At least 86 people were killed when two suspected suicide bombers hit a rally of pro-Kurdish and leftist activists outside Ankara's main train station yesterday, weeks ahead of an election, in the deadliest attack of its kind on Turkish soil.

Bodies covered by flags and banners, including those of the pro-Kurdish opposition Peoples' Democratic Party (HDP), lay scattered on the road among bloodstains and body parts.

"Like other terror attacks, the one at the Ankara train station targets our unity, togetherness, brotherhood and future," President Tayyip Erdogan said in a statement, calling for "solidarity and determination".

Health Minister Mehmet Muezzinoglu told a news conference that 86 people had been killed and 186 wounded, 28 of whom were in intensive care. The death toll could rise further.

Witnesses said the two explosions happened seconds apart shortly after 1000 a.m. as hundreds gathered for a planned march to protest over a conflict between Turkish security forces and Kurdish militants in the southeast.

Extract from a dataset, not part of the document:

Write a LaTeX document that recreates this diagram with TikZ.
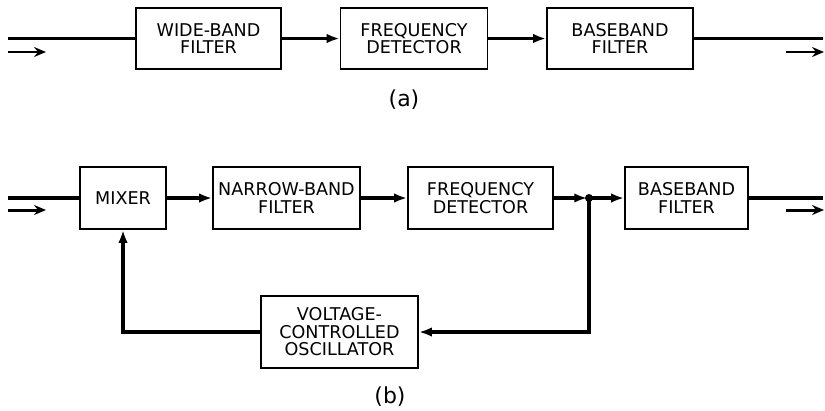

"I heard one big explosion first and tried to cover myself as the windows broke. Right away there was the second one," said Serdar, 37, who was working at a newspaper stand in the train station. "There was shouting and crying and I stayed under the newspapers for a while. I could smell burnt flesh."

There were no claims of responsibility for the attack.

Turkey a NATO member has been in a heightened state of alert since starting a "synchronised war on terror" in July, including air strikes against Daesh fighters in Syria and Kurdistan Workers Party (PKK) bases in northern Iraq. It has also rounded up hundreds of suspected Kurdish and Islamist militants at home.

The attacks, in the scale of casualties, exceeded events in 2003, when two synagogues, the Istanbul HSBC Bank headquarters and the British consulate were hit with a total loss of 62 lives. Authorities said those attacks bore the hallmarks of al-Qaeda.

Yesterday's attacks came as expectation mounted that PKK militants would announce a unilateral ceasefire, effectively restoring a truce that collapsed in July. The government had already dismissed the anticipated move as an election gambit to bolster the HDP, whose success at June elections had helped erode the ruling AK party's majority.

Hours after the bombing, the PKK ordered its fighters to halt operations in Turkey unless they faced attack. It said through the Firat news website it would avoid acts that could hinder a "fair and just election" on Nov. 1.

Footage screened by broadcaster CNN Turk showed a line of young men and women holding hands and dancing, and then flinching as a large explosion flashed behind them, where people had gathered carrying HDP and leftist party banners.

"We are faced with a very big massacre, a vicious, barbarous attack," HDP leader Selahattin Demirtas told reporters.

He drew a parallel with the bombing of an HDP rally in the south eastern city of Diyarbakir on the eve of the last election in June and a suicide bombing blamed on Daesh in the town of Suruc near the Syrian border in July, which killed 33 mostly young pro-Kurdish activists.

The Interior Minister said he could not confirm it was a suicide bombing.

An angry crowd booed and threw bottles when the health and interior ministers arrived in a convoy at the scene, and they were quickly driven away.

Some activists saw the hand of the state in all three attacks on Kurdish interests, accusing Erdogan and the AK Party of seeking to stir up nationalist sentiment, a charge Turkey's leaders have vehemently rejected.

"Suruc, Diyarbakir and now Ankara, all works of murderer Erdogan. We will tear down that palace," said a 21-year-old university student, Tarik, who had been less than 50 metres from one of yesterday's blasts.

Pockets of activists still at the scene chanted "Murderer Erdogan" and "the murderer AKP will give account".

Authorities were investigating claims yesterdays attacks were carried out by suicide bombers, two government officials told reporters. Prime Minister Ahmet Davutoglu cancelled his next three days of election campaigning and held an emergency meeting with the heads of police and intelligence agencies.

Renewed conflict in the southeast since July's collapse of the two-year-old ceasefire, had raised questions over how Turkey can hold a free and fair election in violence-hit areas but the government has so far said the vote will go ahead.